Stated goal
Print exactly the lines from the first one down to the line containing "from bokeh.resources import INLINE", both ends included, with no pictures and nothing else.

━━━ Information shown

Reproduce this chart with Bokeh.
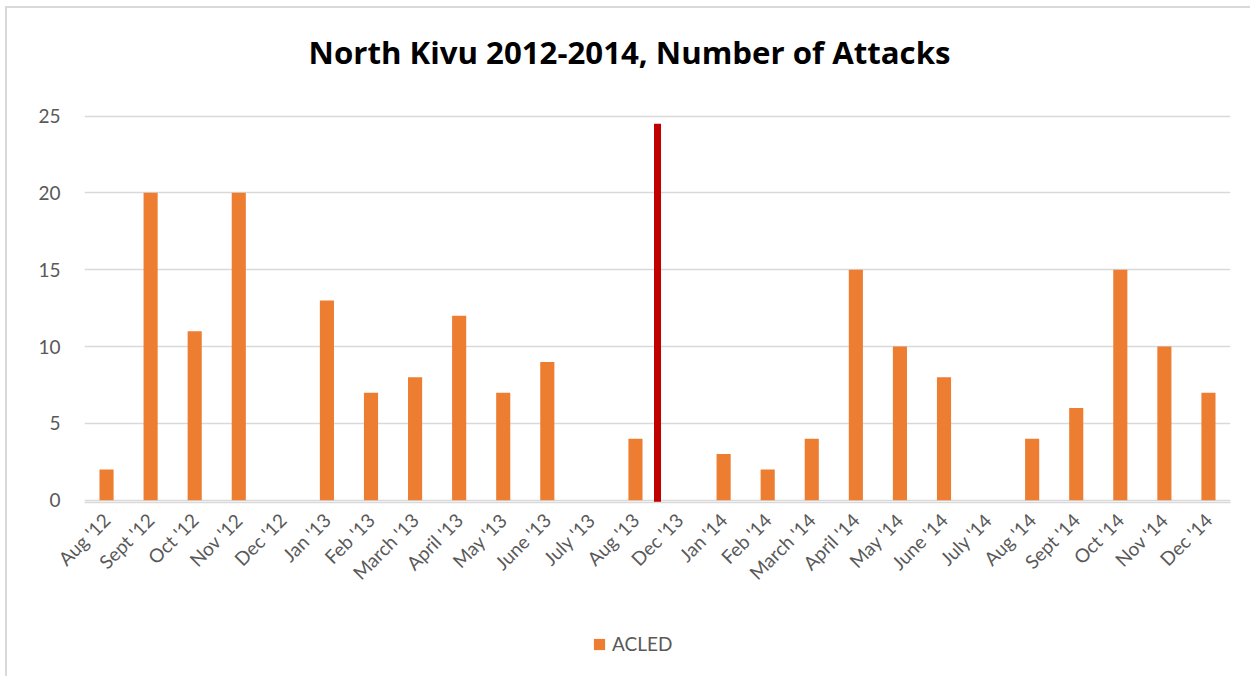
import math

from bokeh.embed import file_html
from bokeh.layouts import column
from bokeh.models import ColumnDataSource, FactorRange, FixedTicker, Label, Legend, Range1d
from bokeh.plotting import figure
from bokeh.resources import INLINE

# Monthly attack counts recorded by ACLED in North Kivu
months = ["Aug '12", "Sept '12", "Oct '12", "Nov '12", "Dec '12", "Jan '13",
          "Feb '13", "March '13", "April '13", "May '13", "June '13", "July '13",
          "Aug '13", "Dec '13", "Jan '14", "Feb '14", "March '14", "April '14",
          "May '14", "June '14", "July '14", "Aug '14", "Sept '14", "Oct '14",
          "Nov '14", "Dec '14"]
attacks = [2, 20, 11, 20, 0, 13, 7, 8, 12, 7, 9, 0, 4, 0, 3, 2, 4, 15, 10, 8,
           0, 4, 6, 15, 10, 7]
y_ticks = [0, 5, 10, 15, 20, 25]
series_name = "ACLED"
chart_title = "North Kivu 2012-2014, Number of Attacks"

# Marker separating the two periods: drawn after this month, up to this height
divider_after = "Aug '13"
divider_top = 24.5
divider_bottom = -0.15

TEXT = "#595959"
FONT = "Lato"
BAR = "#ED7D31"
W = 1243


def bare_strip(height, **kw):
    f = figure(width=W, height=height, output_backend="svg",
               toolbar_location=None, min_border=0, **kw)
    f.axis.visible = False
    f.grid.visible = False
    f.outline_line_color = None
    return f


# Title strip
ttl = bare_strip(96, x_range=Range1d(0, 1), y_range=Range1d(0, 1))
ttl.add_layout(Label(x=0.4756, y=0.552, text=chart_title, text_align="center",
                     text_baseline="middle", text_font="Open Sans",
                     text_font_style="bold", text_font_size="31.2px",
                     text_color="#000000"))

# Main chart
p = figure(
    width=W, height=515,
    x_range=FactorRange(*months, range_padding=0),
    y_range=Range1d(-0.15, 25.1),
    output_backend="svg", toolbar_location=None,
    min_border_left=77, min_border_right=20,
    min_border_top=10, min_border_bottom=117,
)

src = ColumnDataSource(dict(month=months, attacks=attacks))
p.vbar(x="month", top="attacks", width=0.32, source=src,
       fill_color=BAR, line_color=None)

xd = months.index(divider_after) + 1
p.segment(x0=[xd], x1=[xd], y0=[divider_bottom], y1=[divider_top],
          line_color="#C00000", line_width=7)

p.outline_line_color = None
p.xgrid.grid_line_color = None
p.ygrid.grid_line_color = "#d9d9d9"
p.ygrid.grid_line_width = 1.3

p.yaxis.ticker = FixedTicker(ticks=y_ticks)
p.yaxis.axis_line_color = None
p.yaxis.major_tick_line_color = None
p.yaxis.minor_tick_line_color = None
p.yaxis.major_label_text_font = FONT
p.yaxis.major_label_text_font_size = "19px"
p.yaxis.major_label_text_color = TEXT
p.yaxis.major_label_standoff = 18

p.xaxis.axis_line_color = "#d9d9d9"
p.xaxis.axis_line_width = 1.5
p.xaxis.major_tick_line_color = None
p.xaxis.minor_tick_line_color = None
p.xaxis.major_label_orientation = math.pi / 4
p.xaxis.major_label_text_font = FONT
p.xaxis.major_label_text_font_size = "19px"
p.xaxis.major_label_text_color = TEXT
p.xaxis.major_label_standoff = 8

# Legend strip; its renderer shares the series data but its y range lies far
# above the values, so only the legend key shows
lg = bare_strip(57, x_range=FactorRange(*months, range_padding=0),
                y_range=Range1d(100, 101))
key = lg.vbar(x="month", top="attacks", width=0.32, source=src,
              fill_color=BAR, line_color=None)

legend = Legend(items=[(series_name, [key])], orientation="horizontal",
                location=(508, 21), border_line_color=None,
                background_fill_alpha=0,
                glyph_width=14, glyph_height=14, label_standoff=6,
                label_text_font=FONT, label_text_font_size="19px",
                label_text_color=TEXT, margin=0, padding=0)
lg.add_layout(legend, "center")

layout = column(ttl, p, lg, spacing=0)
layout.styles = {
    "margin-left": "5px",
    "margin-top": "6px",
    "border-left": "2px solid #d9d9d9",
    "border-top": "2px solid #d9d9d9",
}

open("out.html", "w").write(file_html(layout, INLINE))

━━━━━━

Output below
Reproduce this chart with Bokeh.
import math

from bokeh.embed import file_html
from bokeh.layouts import column
from bokeh.models import ColumnDataSource, FactorRange, FixedTicker, Label, Legend, Range1d
from bokeh.plotting import figure
from bokeh.resources import INLINE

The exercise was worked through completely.